Paul Klee, “Angelus Novus,” 1920. Oil transfer and watercolor on paper. The Israel Museum, Jerusalem. 

Berthe Morisot, “The Cradle (Le Berceau),” 1872. Oil on canvas. Musée d’Orsay, Paris

“The Cradle,” pictured above, is Morisot’s most famous painting — it is one animate, intimate, feminine, and impressionistic. There’s a BBC article that declares “The Cradle” (itself presented as an overlooked masterpiece by a female impressionist) “unlocks impressionism,” but I find Child In a Red Apron to be far more revealing. Also, to run the risk of excessive subjectivity and poor prose, I simply like it far more. It is, I think, a more profound statement on the relentless and futile capture of time than anything else — of Morisot’s, certainly, and, I might say, of the impressionist movement as a whole.

An example, maybe, dredged out of me from this painting:

I dearly miss home, but I’ve been calling far less frequently. I used to sit on the trash can and watch my mother braid my hair. It doesn’t really hurt anymore — or maybe the pain registers  differently. I am the same person no matter where I go, and I’m learning to French braid my own now. 

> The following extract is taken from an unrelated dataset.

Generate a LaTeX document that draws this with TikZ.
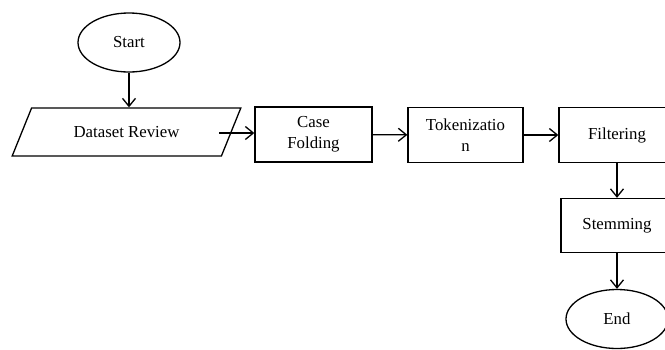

But I was, once, walking around the RISD museum, the Musée d’Orsay, without the chaperones needed for access in Morisot’s time. I was staring, unimpeded, at these paintings I’ve so long admired. I was in my ostentatious yellow backpack. Once or twice it felt like everything about me was garish and wrong, and everything was sad in a new way — subterranean. Ultraterranean. When I got home, I got back to my normal clothes and normal life and everything was garish and sad again, but in the right sort of way. I spent a lot of my life like that, reshaping back into myself, staring out of windows. When I was a child, the back of our couch pressed up against the windowsill. I went looking across the street, watching the cars go by and peering into the fixed point of my neighbor’s house. The television is always on! When do they go to the grocery store? I was all perched up back then. I would read in the crevice between. That was when I didn’t want anyone to look at me. 

Not that true; I wanted a different sort of attention. I wondered if anyone was looking. 

Now, the points are less fixed. There is more movement in the distance. I am going forward and even when stolen by illness at home for a few weeks, I knew there was no going back. Julie looks off into winter from the warmth of her home. It looks like early morning to the untrained eye (this to say that I have no idea) and brings to mind Virginia Woolf: “The birds sing in chorus; the house is whitened; the sleeper stretches; gradually all is astir. Light floods the room and drives shadow beyond shadow to where they hang in folds inscrutable. What does this central shadow hold? Something? Nothing? I do not know.”

I certainly don’t and I don’t think Morisot did either. I’m not really sure anyone does.